Given task
Look through the data below. Show each line where the string "this" occurs.

Data provided

○ ○ ○ ○ ○

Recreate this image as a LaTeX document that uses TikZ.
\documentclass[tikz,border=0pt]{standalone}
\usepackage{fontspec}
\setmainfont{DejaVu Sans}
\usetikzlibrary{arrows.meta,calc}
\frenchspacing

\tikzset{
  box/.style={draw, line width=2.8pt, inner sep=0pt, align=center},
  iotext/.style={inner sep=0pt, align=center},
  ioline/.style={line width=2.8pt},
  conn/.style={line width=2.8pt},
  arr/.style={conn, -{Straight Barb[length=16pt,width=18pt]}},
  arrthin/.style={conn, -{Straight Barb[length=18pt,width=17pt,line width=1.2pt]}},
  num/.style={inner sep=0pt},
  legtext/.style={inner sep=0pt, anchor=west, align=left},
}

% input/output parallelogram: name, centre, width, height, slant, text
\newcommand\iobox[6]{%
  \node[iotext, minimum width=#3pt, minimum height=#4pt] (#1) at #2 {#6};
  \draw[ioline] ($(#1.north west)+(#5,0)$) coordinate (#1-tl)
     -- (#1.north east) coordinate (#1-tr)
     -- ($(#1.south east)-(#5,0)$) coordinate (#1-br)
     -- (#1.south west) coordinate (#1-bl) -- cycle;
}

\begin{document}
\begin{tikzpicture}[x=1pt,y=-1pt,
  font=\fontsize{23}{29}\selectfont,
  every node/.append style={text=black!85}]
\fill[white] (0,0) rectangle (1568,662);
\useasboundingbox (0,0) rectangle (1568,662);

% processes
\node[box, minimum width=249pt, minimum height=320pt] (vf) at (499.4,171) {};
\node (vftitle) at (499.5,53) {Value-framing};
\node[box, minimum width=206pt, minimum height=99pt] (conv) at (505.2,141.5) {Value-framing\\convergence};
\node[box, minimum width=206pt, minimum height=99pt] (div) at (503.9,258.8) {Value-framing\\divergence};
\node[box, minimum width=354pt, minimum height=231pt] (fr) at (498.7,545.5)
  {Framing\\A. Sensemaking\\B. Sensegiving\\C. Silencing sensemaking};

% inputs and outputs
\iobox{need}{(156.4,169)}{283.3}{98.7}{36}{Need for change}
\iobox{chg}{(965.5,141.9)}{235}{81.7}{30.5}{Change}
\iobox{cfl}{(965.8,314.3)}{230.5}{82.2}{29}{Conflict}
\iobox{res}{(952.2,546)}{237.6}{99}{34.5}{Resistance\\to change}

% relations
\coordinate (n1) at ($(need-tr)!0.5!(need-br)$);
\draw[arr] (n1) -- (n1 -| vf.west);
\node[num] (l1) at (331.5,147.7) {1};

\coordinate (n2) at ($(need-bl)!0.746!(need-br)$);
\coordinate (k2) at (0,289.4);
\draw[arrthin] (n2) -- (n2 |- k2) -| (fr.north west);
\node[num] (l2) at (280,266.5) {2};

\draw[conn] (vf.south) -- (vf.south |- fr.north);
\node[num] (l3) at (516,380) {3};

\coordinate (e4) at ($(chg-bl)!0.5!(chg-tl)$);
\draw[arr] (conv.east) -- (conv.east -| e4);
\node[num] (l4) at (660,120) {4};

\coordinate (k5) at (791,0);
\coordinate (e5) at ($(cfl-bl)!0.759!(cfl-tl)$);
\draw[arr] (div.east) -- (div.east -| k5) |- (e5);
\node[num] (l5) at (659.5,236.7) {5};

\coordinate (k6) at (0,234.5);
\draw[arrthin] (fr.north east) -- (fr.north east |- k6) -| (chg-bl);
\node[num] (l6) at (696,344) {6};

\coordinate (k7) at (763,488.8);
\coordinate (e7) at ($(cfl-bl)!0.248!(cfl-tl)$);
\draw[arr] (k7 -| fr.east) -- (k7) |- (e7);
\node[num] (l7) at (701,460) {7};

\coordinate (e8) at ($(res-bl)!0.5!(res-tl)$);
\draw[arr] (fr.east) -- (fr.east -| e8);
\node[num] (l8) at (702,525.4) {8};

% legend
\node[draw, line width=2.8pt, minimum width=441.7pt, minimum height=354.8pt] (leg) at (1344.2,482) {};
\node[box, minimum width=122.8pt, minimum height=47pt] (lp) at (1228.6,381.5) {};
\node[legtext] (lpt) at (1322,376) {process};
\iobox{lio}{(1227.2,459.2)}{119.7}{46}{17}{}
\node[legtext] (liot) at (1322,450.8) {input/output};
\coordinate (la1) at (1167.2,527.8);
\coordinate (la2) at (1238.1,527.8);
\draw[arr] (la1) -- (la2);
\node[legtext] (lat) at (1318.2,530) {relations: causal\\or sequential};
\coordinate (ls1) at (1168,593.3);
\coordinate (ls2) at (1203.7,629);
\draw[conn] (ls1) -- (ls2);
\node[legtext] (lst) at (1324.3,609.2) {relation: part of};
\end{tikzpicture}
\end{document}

○ ○ ○ ○ ○

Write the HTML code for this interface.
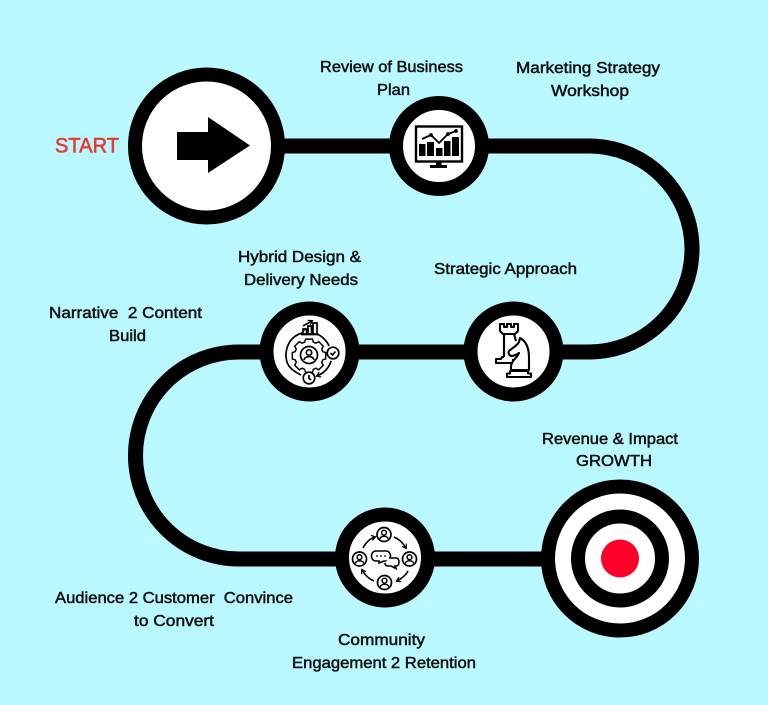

○ ○ ○ ○ ○

Response to the exercise
Recreate this image as a LaTeX document that uses TikZ.
Write the HTML code for this interface.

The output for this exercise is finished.